■ **Data lines**
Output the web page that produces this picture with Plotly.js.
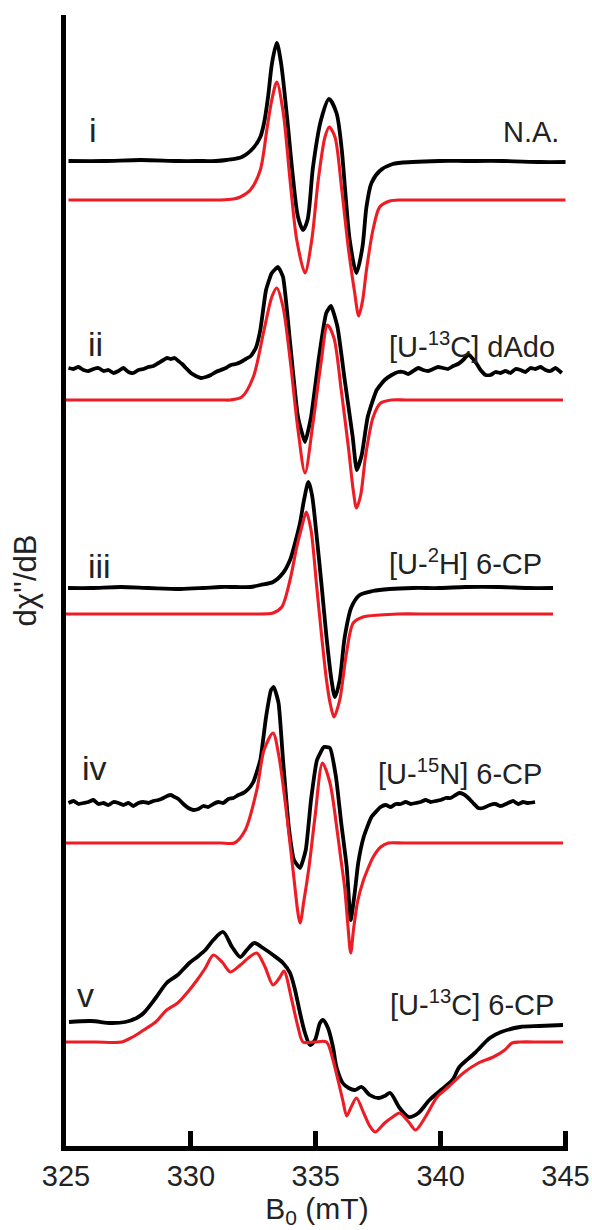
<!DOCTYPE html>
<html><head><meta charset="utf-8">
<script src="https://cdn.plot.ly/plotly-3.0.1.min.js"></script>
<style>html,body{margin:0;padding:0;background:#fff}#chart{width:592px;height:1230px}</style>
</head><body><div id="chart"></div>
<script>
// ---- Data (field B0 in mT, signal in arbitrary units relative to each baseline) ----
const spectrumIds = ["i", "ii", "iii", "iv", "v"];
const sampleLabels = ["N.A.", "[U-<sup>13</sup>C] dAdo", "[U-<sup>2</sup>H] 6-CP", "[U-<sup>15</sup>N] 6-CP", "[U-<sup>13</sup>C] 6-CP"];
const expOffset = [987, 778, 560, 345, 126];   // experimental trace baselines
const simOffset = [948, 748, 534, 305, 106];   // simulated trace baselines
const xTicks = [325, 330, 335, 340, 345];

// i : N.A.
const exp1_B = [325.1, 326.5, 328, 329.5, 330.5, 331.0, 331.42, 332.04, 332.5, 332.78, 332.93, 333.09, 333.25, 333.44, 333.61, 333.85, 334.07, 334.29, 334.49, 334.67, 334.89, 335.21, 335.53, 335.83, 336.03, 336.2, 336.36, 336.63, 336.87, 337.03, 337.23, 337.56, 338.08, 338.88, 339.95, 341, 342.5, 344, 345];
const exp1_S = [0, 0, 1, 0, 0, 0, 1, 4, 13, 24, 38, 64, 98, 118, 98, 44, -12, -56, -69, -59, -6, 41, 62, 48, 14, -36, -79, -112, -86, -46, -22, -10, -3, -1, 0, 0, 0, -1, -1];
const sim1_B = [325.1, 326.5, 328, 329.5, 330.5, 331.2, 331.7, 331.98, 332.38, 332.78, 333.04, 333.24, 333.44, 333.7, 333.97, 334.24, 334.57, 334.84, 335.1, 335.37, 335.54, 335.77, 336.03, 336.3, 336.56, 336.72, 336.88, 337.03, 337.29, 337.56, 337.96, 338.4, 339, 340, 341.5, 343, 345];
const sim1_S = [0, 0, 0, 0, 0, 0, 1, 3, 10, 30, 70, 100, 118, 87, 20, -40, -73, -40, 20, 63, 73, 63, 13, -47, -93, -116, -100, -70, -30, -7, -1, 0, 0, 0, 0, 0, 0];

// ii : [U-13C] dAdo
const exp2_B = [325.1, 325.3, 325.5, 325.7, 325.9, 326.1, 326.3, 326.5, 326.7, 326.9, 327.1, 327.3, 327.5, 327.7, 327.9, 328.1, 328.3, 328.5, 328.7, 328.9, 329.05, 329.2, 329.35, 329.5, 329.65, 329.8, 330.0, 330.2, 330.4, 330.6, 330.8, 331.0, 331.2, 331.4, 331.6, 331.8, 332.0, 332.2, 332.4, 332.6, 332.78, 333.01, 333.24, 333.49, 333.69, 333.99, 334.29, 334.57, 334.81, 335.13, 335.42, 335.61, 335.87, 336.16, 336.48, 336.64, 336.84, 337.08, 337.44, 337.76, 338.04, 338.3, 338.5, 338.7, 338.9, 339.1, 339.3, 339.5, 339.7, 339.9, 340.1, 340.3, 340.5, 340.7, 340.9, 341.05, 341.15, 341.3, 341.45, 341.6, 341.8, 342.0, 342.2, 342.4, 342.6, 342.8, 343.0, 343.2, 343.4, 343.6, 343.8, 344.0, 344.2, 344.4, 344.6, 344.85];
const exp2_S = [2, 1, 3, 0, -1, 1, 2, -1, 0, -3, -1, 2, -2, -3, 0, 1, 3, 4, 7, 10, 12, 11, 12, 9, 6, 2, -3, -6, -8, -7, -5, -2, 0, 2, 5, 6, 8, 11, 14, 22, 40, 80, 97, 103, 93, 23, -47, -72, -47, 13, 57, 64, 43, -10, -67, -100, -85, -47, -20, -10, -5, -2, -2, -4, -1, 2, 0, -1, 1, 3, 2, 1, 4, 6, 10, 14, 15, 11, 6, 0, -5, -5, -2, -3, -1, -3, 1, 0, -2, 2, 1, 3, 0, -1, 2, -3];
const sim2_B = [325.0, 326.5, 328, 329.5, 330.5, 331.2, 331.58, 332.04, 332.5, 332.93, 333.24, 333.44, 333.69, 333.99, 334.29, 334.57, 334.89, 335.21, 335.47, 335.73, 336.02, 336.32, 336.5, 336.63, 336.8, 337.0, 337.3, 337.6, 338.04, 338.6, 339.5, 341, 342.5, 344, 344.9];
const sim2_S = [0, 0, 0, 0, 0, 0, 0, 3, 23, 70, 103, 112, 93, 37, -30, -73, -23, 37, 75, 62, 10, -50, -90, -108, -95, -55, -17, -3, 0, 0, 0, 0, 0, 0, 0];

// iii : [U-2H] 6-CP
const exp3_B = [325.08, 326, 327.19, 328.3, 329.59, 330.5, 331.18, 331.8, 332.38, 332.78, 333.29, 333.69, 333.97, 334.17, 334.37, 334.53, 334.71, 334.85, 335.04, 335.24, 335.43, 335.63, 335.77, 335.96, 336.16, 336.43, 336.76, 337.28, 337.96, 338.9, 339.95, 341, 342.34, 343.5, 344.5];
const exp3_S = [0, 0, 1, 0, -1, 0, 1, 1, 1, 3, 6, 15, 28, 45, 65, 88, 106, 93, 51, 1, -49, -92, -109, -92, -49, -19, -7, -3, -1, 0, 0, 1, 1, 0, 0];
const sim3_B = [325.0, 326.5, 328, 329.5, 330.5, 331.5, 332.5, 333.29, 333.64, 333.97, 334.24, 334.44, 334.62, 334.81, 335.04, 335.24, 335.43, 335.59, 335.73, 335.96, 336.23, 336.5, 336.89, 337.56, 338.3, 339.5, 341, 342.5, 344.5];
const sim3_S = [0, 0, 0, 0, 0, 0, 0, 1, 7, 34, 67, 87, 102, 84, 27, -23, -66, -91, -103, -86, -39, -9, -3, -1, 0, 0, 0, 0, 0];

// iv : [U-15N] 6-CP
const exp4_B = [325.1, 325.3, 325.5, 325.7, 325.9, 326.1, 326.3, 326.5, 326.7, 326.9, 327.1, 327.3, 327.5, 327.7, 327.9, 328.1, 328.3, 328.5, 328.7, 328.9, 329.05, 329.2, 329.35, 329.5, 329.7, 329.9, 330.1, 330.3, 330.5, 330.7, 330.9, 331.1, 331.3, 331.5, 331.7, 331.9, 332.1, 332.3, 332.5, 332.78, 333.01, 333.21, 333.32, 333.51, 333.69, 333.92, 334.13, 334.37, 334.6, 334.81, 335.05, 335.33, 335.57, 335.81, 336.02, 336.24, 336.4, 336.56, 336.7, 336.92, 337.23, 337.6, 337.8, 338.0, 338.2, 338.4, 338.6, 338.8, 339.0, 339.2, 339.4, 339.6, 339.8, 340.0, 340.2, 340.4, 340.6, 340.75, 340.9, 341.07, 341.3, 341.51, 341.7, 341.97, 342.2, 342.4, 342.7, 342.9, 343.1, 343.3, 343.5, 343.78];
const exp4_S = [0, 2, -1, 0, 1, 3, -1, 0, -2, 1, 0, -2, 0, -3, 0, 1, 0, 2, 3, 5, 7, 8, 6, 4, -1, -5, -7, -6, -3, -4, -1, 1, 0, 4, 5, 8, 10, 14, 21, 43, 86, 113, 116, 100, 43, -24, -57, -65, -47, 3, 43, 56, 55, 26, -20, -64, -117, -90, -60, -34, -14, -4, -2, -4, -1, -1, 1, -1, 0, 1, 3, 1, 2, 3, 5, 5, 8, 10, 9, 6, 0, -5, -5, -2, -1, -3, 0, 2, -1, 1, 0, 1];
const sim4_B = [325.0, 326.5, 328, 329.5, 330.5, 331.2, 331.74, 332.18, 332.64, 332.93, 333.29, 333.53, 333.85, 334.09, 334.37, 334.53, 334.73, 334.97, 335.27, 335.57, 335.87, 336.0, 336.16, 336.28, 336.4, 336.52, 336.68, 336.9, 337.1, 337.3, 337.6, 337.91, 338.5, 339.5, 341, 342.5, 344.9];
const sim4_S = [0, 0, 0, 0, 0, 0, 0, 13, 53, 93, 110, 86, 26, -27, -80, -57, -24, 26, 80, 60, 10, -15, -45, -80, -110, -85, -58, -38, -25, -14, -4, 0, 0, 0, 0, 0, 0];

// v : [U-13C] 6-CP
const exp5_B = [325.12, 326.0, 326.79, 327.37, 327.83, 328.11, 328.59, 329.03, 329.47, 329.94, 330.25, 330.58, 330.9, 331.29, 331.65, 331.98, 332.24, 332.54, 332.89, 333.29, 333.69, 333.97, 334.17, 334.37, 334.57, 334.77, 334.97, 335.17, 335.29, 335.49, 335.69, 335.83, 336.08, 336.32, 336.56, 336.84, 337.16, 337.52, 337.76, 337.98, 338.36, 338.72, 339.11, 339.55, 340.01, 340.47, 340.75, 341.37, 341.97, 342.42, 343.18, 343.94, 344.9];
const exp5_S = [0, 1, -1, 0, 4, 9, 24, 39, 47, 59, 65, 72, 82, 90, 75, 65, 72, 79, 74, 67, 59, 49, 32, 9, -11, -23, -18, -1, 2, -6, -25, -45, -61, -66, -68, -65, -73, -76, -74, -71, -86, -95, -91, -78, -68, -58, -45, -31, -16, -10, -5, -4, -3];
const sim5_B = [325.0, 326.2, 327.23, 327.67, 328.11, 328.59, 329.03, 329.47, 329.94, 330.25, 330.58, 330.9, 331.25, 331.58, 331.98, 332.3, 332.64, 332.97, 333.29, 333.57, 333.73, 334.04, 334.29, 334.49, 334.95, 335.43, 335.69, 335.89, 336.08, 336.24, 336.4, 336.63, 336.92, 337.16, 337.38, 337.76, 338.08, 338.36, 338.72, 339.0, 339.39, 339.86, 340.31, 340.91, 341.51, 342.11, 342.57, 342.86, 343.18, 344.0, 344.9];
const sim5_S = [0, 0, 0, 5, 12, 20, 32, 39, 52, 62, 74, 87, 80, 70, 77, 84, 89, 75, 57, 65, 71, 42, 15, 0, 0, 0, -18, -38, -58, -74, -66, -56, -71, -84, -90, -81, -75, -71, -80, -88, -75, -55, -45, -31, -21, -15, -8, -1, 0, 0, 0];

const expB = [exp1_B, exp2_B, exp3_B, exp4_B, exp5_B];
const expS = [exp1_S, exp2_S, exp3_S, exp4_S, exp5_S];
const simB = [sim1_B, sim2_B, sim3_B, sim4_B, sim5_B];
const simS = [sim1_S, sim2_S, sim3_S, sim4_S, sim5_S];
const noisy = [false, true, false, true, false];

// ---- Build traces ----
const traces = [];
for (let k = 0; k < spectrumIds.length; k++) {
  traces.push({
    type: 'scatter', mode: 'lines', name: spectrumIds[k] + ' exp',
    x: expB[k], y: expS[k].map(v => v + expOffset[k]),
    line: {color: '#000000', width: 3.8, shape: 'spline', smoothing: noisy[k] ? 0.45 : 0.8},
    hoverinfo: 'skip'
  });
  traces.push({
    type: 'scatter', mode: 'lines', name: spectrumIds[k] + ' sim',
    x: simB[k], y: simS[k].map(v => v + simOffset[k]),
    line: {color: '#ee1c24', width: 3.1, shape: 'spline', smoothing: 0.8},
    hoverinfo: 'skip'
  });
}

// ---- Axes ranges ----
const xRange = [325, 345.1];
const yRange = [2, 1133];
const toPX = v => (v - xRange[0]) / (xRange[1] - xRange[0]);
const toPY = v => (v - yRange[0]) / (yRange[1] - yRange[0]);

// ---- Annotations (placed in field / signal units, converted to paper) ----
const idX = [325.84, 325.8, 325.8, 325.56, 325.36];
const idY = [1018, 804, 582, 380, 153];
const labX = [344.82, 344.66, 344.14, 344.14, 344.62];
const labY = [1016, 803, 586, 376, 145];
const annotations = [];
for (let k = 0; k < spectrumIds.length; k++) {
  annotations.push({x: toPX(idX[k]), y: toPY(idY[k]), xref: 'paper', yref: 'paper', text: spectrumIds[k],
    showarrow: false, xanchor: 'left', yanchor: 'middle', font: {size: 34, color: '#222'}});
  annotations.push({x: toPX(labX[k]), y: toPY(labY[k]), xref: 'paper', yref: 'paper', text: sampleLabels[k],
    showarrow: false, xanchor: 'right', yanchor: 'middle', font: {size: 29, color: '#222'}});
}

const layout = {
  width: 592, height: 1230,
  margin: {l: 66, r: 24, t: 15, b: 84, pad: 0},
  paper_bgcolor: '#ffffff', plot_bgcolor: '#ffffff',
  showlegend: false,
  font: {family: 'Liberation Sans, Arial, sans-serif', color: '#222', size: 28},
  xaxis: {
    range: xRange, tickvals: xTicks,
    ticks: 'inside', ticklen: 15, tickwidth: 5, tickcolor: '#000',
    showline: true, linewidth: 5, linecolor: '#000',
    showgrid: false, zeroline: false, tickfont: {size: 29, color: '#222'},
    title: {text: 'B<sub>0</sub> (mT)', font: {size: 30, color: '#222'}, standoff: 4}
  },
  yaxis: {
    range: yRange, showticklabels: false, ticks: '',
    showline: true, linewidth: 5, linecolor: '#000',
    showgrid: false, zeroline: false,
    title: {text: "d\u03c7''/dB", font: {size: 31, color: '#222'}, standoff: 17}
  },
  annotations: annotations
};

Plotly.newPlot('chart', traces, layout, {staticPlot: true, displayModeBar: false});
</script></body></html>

■ **Directions**
With all pictures left out, please transcribe exactly the lines from the start of the material through the line with "const xTicks = [325, 330, 335, 340, 345];".

■ **The result**
Output the web page that produces this picture with Plotly.js.
<!DOCTYPE html>
<html><head><meta charset="utf-8">
<script src="https://cdn.plot.ly/plotly-3.0.1.min.js"></script>
<style>html,body{margin:0;padding:0;background:#fff}#chart{width:592px;height:1230px}</style>
</head><body><div id="chart"></div>
<script>
// ---- Data (field B0 in mT, signal in arbitrary units relative to each baseline) ----
const spectrumIds = ["i", "ii", "iii", "iv", "v"];
const sampleLabels = ["N.A.", "[U-<sup>13</sup>C] dAdo", "[U-<sup>2</sup>H] 6-CP", "[U-<sup>15</sup>N] 6-CP", "[U-<sup>13</sup>C] 6-CP"];
const expOffset = [987, 778, 560, 345, 126];   // experimental trace baselines
const simOffset = [948, 748, 534, 305, 106];   // simulated trace baselines
const xTicks = [325, 330, 335, 340, 345];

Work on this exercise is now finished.